Sustainable Energy

Liquefied Air Could Power Cars and Store Energy from Sun and Wind

A 19th-century idea might lead to cleaner cars, larger-scale renewable energy.

Current energy storage options are too expensive for many applications.

Some engineers are dusting off an old idea for storing energy—using electricity to liquefy air by cooling it down to nearly 200 °C below zero. When power is needed, the liquefied air is allowed to warm up and expand to drive a steam turbine and generator.

Highview Power Storage facility
Cold storage: The tank at the right holds air chilled to extremely low temperatures, at which it’s a liquid rather than a gas. When it’s allowed to warm up, it expands and can drive a steam turbine in the container on the left.

The concept is being evaluated by a handful of companies that produce liquefied nitrogen as a way to store energy from intermittent renewable energy sources. Liquefied air might also be used to drive pistons in the engines of low-emission vehicles.

One company, Highview Power Storage of London, has raised $18 million and built a pilot plant that will use liquid air to store power from the grid. Highview has teamed up with Messer, the large industrial gas company, to help develop the technology. If all goes well, the U.K. government may fund the development of a larger plant that could establish its commercial viability. Meanwhile, the engineering consultancy Ricardo is developing two types of engines that could use liquid nitrogen, based on technology from a Highview Power spinoff called Dearman Engine.

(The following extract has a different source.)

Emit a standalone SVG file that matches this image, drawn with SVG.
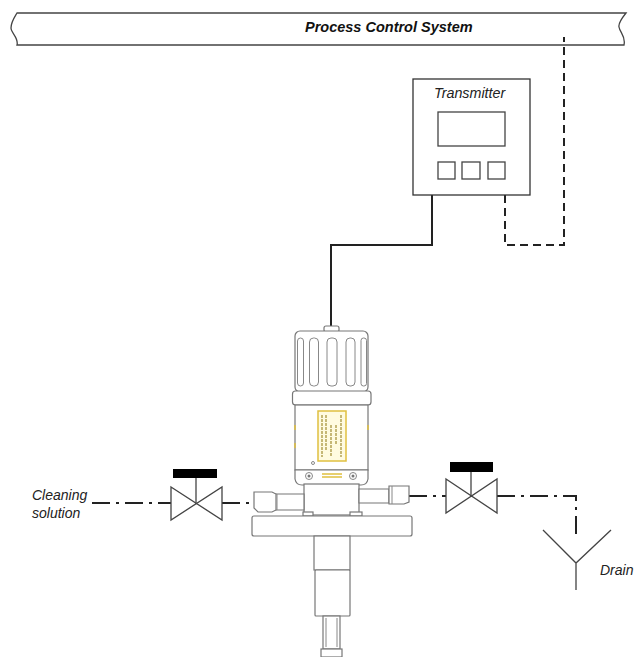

Storage for the power grid is becoming more important as use of renewable energy increases. In the near term, natural-gas power plants and fast-responding storage technologies such as batteries can keep the grid stable (see “Wind Turbines, Battery Included, Can Keep Power Supplies Stable”). But if renewables are to reach a very large scale, or if we want to reduce the use of fossil-fuel backup power plants, technologies that can store hours’ or days’ worth of power will be needed.

In this effort, cost is key. “When we’re looking at energy storage mechanisms, we’re looking for something that’s based on extremely low-cost materials and very simple processes we can do in bulk,” says Haresh Kamath, program manager for energy storage at the Electric Power Research Institute. “And this certainly fits the bill.”

The idea dates back to the 1890s, when an inventor named Charles Tripler declared that he’d developed a very low-cost way to cool down air until it became a liquid. He also showed that the liquefied air could be used to run a steam engine. Tripler received a great deal of press attention at the time and was able to raise a large amount of money to bring the technology to market. It eventually became clear, however, especially after investors lost their shirts, that he’d exaggerated the benefits of his approach. Since then, the process of liquefying air has been made much more efficient, and the need for new energy storage options has compelled a second look.

Highview Power’s process is 50 to 60 percent efficient—the liquid air can yield just over half as much electricity as it takes to make it. Batteries, by contrast, can be more than 90 percent efficient. But the new process can make up for its inefficiency by using waste heat from other processes (see “Audi to Make Fuel Using Solar Power”). Highview has demonstrated that low-temperature waste heat from power plants or even data centers can be used to help warm up the liquefied air. The system can also last for decades, while batteries typically need to be replaced every few years. This longevity could help reduce overall costs.

Several companies are developing ways to improve the efficiency of compressing air, which could also make the liquefaction process more efficient (see “LightSail Energy Snags $37M in Funding” and “Compressed-Air System Could Aid Wind Power”). Liquefied air is about four times more energy-dense than compressed air, and storing it at a large scale takes up less space.

Liquid air might also prove useful in cars and trucks. An inventor named Peter Dearman has made a compact system that, instead of relying on large heat exchangers, uses antifreeze injected into an engine’s combustion chamber to recycle heat that would otherwise be wasted. He built a ramshackle prototype and showed that it could power a car. Ricardo is working on a version that could eventually be commercialized.

Liquid air stores energy at about the density of nickel–metal hydride batteries and some lithium-ion batteries, the kind used in hybrid and electric cars now. But it has a key advantage—it can be poured into a fuel tank far faster than a battery can be recharged, says Andrew Atkins, a senior technologist at Ricardo. The engine would run on liquid nitrogen—basically liquid air with the oxygen removed—and would emit only nitrogen. The carbon emissions associated with the engine would depend on the power source used to liquefy the nitrogen. Ricardo is also developing a diesel engine that’s augmented with liquid nitrogen to improve its efficiency by about 50 percent.